Data shown:
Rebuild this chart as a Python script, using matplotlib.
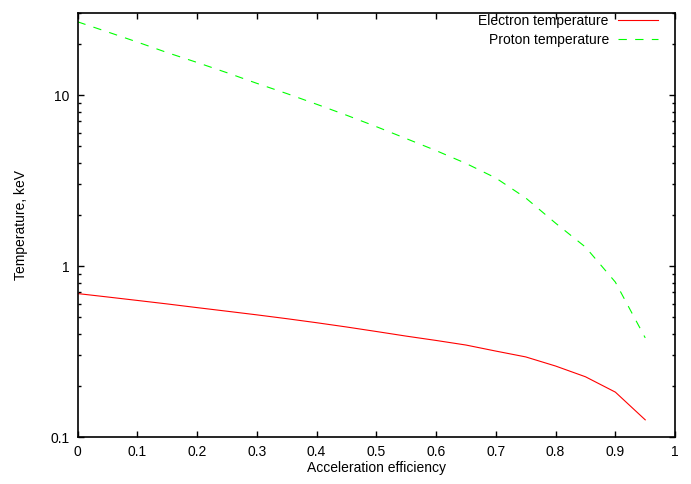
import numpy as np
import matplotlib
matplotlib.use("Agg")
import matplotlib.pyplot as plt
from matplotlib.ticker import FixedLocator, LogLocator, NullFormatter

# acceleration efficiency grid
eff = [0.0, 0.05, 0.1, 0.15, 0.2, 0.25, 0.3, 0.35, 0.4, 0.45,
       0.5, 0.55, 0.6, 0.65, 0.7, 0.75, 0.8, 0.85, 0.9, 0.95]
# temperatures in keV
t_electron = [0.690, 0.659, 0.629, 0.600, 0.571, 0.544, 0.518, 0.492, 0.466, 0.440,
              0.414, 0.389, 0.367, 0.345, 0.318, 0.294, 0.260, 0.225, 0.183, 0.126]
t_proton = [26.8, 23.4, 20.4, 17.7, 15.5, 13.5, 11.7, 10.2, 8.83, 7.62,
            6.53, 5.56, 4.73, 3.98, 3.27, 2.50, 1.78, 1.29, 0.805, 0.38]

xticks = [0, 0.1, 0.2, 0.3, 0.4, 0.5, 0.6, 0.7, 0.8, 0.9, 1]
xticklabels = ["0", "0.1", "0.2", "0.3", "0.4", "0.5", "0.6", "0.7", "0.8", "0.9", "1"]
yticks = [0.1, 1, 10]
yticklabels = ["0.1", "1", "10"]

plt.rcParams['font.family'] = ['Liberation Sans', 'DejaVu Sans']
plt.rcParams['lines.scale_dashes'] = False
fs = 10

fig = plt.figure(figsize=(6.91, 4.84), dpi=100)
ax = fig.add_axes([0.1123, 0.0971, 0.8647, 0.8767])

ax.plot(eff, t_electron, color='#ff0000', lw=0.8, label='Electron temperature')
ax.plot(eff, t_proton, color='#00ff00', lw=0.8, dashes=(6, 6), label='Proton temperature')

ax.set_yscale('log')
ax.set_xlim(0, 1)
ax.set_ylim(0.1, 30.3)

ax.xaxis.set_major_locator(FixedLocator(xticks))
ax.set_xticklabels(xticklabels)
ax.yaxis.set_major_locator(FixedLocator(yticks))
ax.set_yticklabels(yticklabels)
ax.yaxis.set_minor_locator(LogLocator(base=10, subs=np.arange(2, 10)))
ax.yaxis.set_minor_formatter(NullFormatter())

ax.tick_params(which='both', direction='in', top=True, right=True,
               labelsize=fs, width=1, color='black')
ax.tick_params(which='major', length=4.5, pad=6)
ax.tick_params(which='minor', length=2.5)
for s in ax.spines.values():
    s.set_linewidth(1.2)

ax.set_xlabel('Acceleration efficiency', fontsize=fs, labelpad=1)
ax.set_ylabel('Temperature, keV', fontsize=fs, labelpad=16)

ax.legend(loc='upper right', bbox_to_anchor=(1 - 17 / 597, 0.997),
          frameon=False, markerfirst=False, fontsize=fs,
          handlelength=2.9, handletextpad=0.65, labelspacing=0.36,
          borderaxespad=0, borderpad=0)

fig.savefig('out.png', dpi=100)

Goal: Give every line above again exactly, with no pictures.

The response:
Rebuild this chart as a Python script, using matplotlib.
import numpy as np
import matplotlib
matplotlib.use("Agg")
import matplotlib.pyplot as plt
from matplotlib.ticker import FixedLocator, LogLocator, NullFormatter

# acceleration efficiency grid
eff = [0.0, 0.05, 0.1, 0.15, 0.2, 0.25, 0.3, 0.35, 0.4, 0.45,
       0.5, 0.55, 0.6, 0.65, 0.7, 0.75, 0.8, 0.85, 0.9, 0.95]
# temperatures in keV
t_electron = [0.690, 0.659, 0.629, 0.600, 0.571, 0.544, 0.518, 0.492, 0.466, 0.440,
              0.414, 0.389, 0.367, 0.345, 0.318, 0.294, 0.260, 0.225, 0.183, 0.126]
t_proton = [26.8, 23.4, 20.4, 17.7, 15.5, 13.5, 11.7, 10.2, 8.83, 7.62,
            6.53, 5.56, 4.73, 3.98, 3.27, 2.50, 1.78, 1.29, 0.805, 0.38]

xticks = [0, 0.1, 0.2, 0.3, 0.4, 0.5, 0.6, 0.7, 0.8, 0.9, 1]
xticklabels = ["0", "0.1", "0.2", "0.3", "0.4", "0.5", "0.6", "0.7", "0.8", "0.9", "1"]
yticks = [0.1, 1, 10]
yticklabels = ["0.1", "1", "10"]

plt.rcParams['font.family'] = ['Liberation Sans', 'DejaVu Sans']
plt.rcParams['lines.scale_dashes'] = False
fs = 10

fig = plt.figure(figsize=(6.91, 4.84), dpi=100)
ax = fig.add_axes([0.1123, 0.0971, 0.8647, 0.8767])

ax.plot(eff, t_electron, color='#ff0000', lw=0.8, label='Electron temperature')
ax.plot(eff, t_proton, color='#00ff00', lw=0.8, dashes=(6, 6), label='Proton temperature')

ax.set_yscale('log')
ax.set_xlim(0, 1)
ax.set_ylim(0.1, 30.3)

ax.xaxis.set_major_locator(FixedLocator(xticks))
ax.set_xticklabels(xticklabels)
ax.yaxis.set_major_locator(FixedLocator(yticks))
ax.set_yticklabels(yticklabels)
ax.yaxis.set_minor_locator(LogLocator(base=10, subs=np.arange(2, 10)))
ax.yaxis.set_minor_formatter(NullFormatter())

ax.tick_params(which='both', direction='in', top=True, right=True,
               labelsize=fs, width=1, color='black')
ax.tick_params(which='major', length=4.5, pad=6)
ax.tick_params(which='minor', length=2.5)
for s in ax.spines.values():
    s.set_linewidth(1.2)

ax.set_xlabel('Acceleration efficiency', fontsize=fs, labelpad=1)
ax.set_ylabel('Temperature, keV', fontsize=fs, labelpad=16)

ax.legend(loc='upper right', bbox_to_anchor=(1 - 17 / 597, 0.997),
          frameon=False, markerfirst=False, fontsize=fs,
          handlelength=2.9, handletextpad=0.65, labelspacing=0.36,
          borderaxespad=0, borderpad=0)

fig.savefig('out.png', dpi=100)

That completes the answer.